Considering that I put all of my coding journals into this journal as well, it makes sense that the time I spent working on Trash Panda also had me putting a lot more into the mental notes.

counts_sum_by_week[["physical_note_word_count", "physical_note_char_count"]].plot(figsize=(12, 6));
plt.title("Physical note - word and character counts, by week");

An interesting aspect of the physical word and character counts is that I started getting back into my daily exercising routine, including my return to learning how to trick. It is interesting that the physical notes also increased so much during Trash Panda as well — I guess I was just writing more in general.

Character/word ratio

One last thing I'm going to look at is the ratio between character and word counts, which gives an idea of the size of the words I'm using.

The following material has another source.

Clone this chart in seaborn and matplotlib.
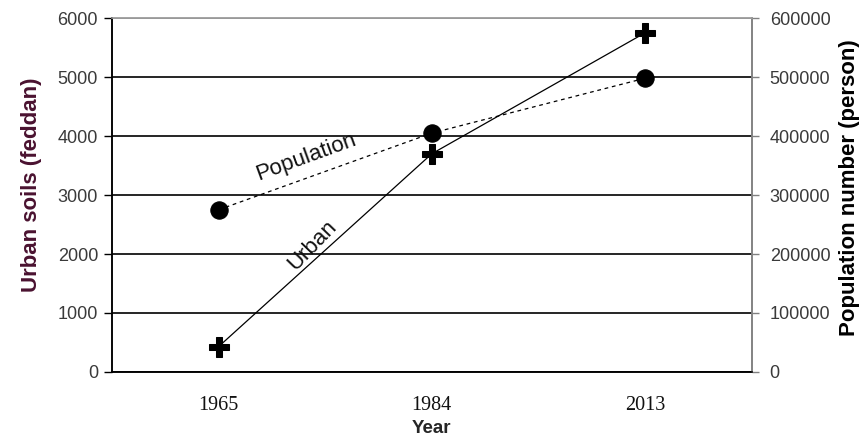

counts_sum_by_week_2 = counts_sum_by_week.copy()
counts_sum_by_week_2["mental_char_word_ratio"] = counts_sum_by_week_2["mental_note_char_count"] / counts_sum_by_week_2["mental_note_word_count"]
counts_sum_by_week_2["physical_char_word_ratio"] = counts_sum_by_week_2["physical_note_char_count"] / counts_sum_by_week_2["physical_note_word_count"]
counts_sum_by_week_2[["mental_char_word_ratio", "physical_char_word_ratio"]].plot(figsize=(12, 6));
plt.title("Physical and mental notes - characters per word, by week");

I imagine that the reason the number of characters per word increased around April is that I spent that time studing into computer science, which likely has longer words than what I use normally. Along with that was a general increase in my learning, as I went deep into that problem-solving mindset.


Final Thoughts

These explorations are only the very beginning of a scratch on the surface of the information contained in the data. But they are a good first step!

I believe that the data will truly start to shine once the actual text contained within the records are added to the analysis, as I will hopefully be able to quantify some deeper aspects of my experience.

As always, thank you for reading, and I'll see you in the next one!